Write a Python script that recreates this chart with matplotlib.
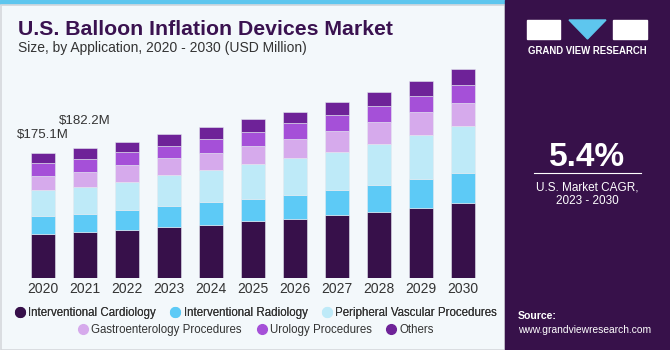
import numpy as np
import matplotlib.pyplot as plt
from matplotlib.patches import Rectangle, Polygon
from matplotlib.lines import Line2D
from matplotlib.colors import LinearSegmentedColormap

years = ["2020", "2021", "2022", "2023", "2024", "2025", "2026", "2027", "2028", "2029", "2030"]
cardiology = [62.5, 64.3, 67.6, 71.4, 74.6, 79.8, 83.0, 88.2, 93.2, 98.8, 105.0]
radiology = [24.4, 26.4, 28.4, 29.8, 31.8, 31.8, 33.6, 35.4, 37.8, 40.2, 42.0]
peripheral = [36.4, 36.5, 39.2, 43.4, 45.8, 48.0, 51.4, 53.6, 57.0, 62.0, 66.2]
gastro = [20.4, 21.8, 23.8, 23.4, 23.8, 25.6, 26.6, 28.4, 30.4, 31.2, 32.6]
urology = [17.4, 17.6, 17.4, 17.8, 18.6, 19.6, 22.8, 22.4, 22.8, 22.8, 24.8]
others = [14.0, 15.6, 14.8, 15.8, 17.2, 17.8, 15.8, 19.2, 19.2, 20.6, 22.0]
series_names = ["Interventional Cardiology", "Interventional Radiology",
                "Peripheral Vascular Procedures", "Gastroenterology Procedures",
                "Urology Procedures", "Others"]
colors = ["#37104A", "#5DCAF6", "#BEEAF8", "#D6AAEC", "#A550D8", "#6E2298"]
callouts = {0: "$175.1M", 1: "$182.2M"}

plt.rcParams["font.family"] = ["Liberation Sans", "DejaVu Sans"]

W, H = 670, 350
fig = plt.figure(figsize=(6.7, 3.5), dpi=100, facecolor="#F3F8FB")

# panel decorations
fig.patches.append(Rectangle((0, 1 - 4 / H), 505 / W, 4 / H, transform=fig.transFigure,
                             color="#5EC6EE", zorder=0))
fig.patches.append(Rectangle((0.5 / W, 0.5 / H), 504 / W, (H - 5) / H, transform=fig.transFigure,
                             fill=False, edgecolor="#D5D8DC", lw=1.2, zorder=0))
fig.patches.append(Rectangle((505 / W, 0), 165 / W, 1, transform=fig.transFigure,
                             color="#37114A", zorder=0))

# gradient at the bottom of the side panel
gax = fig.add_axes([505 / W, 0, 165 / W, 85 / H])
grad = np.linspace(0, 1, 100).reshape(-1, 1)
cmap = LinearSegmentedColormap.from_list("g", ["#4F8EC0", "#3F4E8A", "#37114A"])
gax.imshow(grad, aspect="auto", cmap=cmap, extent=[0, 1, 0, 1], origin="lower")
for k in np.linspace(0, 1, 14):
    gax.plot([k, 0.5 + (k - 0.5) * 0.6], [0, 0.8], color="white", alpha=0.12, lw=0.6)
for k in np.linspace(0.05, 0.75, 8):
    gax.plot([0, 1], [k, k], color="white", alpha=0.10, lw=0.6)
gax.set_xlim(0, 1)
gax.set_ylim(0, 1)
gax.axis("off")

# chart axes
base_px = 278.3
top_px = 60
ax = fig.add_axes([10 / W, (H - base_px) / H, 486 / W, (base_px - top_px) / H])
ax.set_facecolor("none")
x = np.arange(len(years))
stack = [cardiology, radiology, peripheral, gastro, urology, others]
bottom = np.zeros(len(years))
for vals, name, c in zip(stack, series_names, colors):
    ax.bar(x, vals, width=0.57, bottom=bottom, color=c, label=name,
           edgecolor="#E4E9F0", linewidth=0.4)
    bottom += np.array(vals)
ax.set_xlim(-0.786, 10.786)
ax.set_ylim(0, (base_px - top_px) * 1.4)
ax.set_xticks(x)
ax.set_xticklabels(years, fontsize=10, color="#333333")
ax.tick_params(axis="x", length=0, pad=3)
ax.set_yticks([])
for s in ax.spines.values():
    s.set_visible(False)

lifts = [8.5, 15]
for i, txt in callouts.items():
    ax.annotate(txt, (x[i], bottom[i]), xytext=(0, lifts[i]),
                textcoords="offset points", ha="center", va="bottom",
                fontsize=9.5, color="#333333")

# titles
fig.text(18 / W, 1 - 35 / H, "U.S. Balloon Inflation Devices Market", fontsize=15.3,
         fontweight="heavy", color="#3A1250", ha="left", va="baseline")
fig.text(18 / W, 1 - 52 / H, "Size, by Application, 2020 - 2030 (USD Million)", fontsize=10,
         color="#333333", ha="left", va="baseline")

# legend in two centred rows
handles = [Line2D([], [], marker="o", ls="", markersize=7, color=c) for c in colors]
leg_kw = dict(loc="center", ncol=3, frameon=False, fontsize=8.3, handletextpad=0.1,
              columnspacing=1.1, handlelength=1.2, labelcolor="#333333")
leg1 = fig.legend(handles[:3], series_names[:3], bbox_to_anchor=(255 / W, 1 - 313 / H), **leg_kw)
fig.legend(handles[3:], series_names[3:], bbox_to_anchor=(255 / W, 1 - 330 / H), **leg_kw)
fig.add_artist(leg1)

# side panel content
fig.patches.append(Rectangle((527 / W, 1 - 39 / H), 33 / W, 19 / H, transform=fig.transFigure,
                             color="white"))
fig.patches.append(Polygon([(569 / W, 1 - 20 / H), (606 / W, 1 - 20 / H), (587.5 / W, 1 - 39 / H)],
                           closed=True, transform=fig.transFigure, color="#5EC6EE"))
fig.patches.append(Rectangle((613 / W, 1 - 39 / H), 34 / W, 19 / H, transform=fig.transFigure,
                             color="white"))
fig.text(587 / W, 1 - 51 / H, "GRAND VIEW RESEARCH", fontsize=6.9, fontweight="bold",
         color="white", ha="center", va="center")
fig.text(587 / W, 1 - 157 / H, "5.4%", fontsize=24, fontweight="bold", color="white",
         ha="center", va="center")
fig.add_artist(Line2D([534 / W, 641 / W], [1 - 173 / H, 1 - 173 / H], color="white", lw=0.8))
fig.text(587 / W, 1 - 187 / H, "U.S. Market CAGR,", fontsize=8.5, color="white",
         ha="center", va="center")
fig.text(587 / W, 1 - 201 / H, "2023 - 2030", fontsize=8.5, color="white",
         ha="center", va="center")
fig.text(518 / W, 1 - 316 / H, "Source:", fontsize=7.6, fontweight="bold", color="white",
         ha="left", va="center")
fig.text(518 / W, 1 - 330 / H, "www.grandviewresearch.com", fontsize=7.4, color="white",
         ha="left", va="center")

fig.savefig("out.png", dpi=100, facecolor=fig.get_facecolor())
--------------------
Task: Transcribe the material as is, with images omitted.

Complete answer:
Write a Python script that recreates this chart with matplotlib.
import numpy as np
import matplotlib.pyplot as plt
from matplotlib.patches import Rectangle, Polygon
from matplotlib.lines import Line2D
from matplotlib.colors import LinearSegmentedColormap

years = ["2020", "2021", "2022", "2023", "2024", "2025", "2026", "2027", "2028", "2029", "2030"]
cardiology = [62.5, 64.3, 67.6, 71.4, 74.6, 79.8, 83.0, 88.2, 93.2, 98.8, 105.0]
radiology = [24.4, 26.4, 28.4, 29.8, 31.8, 31.8, 33.6, 35.4, 37.8, 40.2, 42.0]
peripheral = [36.4, 36.5, 39.2, 43.4, 45.8, 48.0, 51.4, 53.6, 57.0, 62.0, 66.2]
gastro = [20.4, 21.8, 23.8, 23.4, 23.8, 25.6, 26.6, 28.4, 30.4, 31.2, 32.6]
urology = [17.4, 17.6, 17.4, 17.8, 18.6, 19.6, 22.8, 22.4, 22.8, 22.8, 24.8]
others = [14.0, 15.6, 14.8, 15.8, 17.2, 17.8, 15.8, 19.2, 19.2, 20.6, 22.0]
series_names = ["Interventional Cardiology", "Interventional Radiology",
                "Peripheral Vascular Procedures", "Gastroenterology Procedures",
                "Urology Procedures", "Others"]
colors = ["#37104A", "#5DCAF6", "#BEEAF8", "#D6AAEC", "#A550D8", "#6E2298"]
callouts = {0: "$175.1M", 1: "$182.2M"}

plt.rcParams["font.family"] = ["Liberation Sans", "DejaVu Sans"]

W, H = 670, 350
fig = plt.figure(figsize=(6.7, 3.5), dpi=100, facecolor="#F3F8FB")

# panel decorations
fig.patches.append(Rectangle((0, 1 - 4 / H), 505 / W, 4 / H, transform=fig.transFigure,
                             color="#5EC6EE", zorder=0))
fig.patches.append(Rectangle((0.5 / W, 0.5 / H), 504 / W, (H - 5) / H, transform=fig.transFigure,
                             fill=False, edgecolor="#D5D8DC", lw=1.2, zorder=0))
fig.patches.append(Rectangle((505 / W, 0), 165 / W, 1, transform=fig.transFigure,
                             color="#37114A", zorder=0))

# gradient at the bottom of the side panel
gax = fig.add_axes([505 / W, 0, 165 / W, 85 / H])
grad = np.linspace(0, 1, 100).reshape(-1, 1)
cmap = LinearSegmentedColormap.from_list("g", ["#4F8EC0", "#3F4E8A", "#37114A"])
gax.imshow(grad, aspect="auto", cmap=cmap, extent=[0, 1, 0, 1], origin="lower")
for k in np.linspace(0, 1, 14):
    gax.plot([k, 0.5 + (k - 0.5) * 0.6], [0, 0.8], color="white", alpha=0.12, lw=0.6)
for k in np.linspace(0.05, 0.75, 8):
    gax.plot([0, 1], [k, k], color="white", alpha=0.10, lw=0.6)
gax.set_xlim(0, 1)
gax.set_ylim(0, 1)
gax.axis("off")

# chart axes
base_px = 278.3
top_px = 60
ax = fig.add_axes([10 / W, (H - base_px) / H, 486 / W, (base_px - top_px) / H])
ax.set_facecolor("none")
x = np.arange(len(years))
stack = [cardiology, radiology, peripheral, gastro, urology, others]
bottom = np.zeros(len(years))
for vals, name, c in zip(stack, series_names, colors):
    ax.bar(x, vals, width=0.57, bottom=bottom, color=c, label=name,
           edgecolor="#E4E9F0", linewidth=0.4)
    bottom += np.array(vals)
ax.set_xlim(-0.786, 10.786)
ax.set_ylim(0, (base_px - top_px) * 1.4)
ax.set_xticks(x)
ax.set_xticklabels(years, fontsize=10, color="#333333")
ax.tick_params(axis="x", length=0, pad=3)
ax.set_yticks([])
for s in ax.spines.values():
    s.set_visible(False)

lifts = [8.5, 15]
for i, txt in callouts.items():
    ax.annotate(txt, (x[i], bottom[i]), xytext=(0, lifts[i]),
                textcoords="offset points", ha="center", va="bottom",
                fontsize=9.5, color="#333333")

# titles
fig.text(18 / W, 1 - 35 / H, "U.S. Balloon Inflation Devices Market", fontsize=15.3,
         fontweight="heavy", color="#3A1250", ha="left", va="baseline")
fig.text(18 / W, 1 - 52 / H, "Size, by Application, 2020 - 2030 (USD Million)", fontsize=10,
         color="#333333", ha="left", va="baseline")

# legend in two centred rows
handles = [Line2D([], [], marker="o", ls="", markersize=7, color=c) for c in colors]
leg_kw = dict(loc="center", ncol=3, frameon=False, fontsize=8.3, handletextpad=0.1,
              columnspacing=1.1, handlelength=1.2, labelcolor="#333333")
leg1 = fig.legend(handles[:3], series_names[:3], bbox_to_anchor=(255 / W, 1 - 313 / H), **leg_kw)
fig.legend(handles[3:], series_names[3:], bbox_to_anchor=(255 / W, 1 - 330 / H), **leg_kw)
fig.add_artist(leg1)

# side panel content
fig.patches.append(Rectangle((527 / W, 1 - 39 / H), 33 / W, 19 / H, transform=fig.transFigure,
                             color="white"))
fig.patches.append(Polygon([(569 / W, 1 - 20 / H), (606 / W, 1 - 20 / H), (587.5 / W, 1 - 39 / H)],
                           closed=True, transform=fig.transFigure, color="#5EC6EE"))
fig.patches.append(Rectangle((613 / W, 1 - 39 / H), 34 / W, 19 / H, transform=fig.transFigure,
                             color="white"))
fig.text(587 / W, 1 - 51 / H, "GRAND VIEW RESEARCH", fontsize=6.9, fontweight="bold",
         color="white", ha="center", va="center")
fig.text(587 / W, 1 - 157 / H, "5.4%", fontsize=24, fontweight="bold", color="white",
         ha="center", va="center")
fig.add_artist(Line2D([534 / W, 641 / W], [1 - 173 / H, 1 - 173 / H], color="white", lw=0.8))
fig.text(587 / W, 1 - 187 / H, "U.S. Market CAGR,", fontsize=8.5, color="white",
         ha="center", va="center")
fig.text(587 / W, 1 - 201 / H, "2023 - 2030", fontsize=8.5, color="white",
         ha="center", va="center")
fig.text(518 / W, 1 - 316 / H, "Source:", fontsize=7.6, fontweight="bold", color="white",
         ha="left", va="center")
fig.text(518 / W, 1 - 330 / H, "www.grandviewresearch.com", fontsize=7.4, color="white",
         ha="left", va="center")

fig.savefig("out.png", dpi=100, facecolor=fig.get_facecolor())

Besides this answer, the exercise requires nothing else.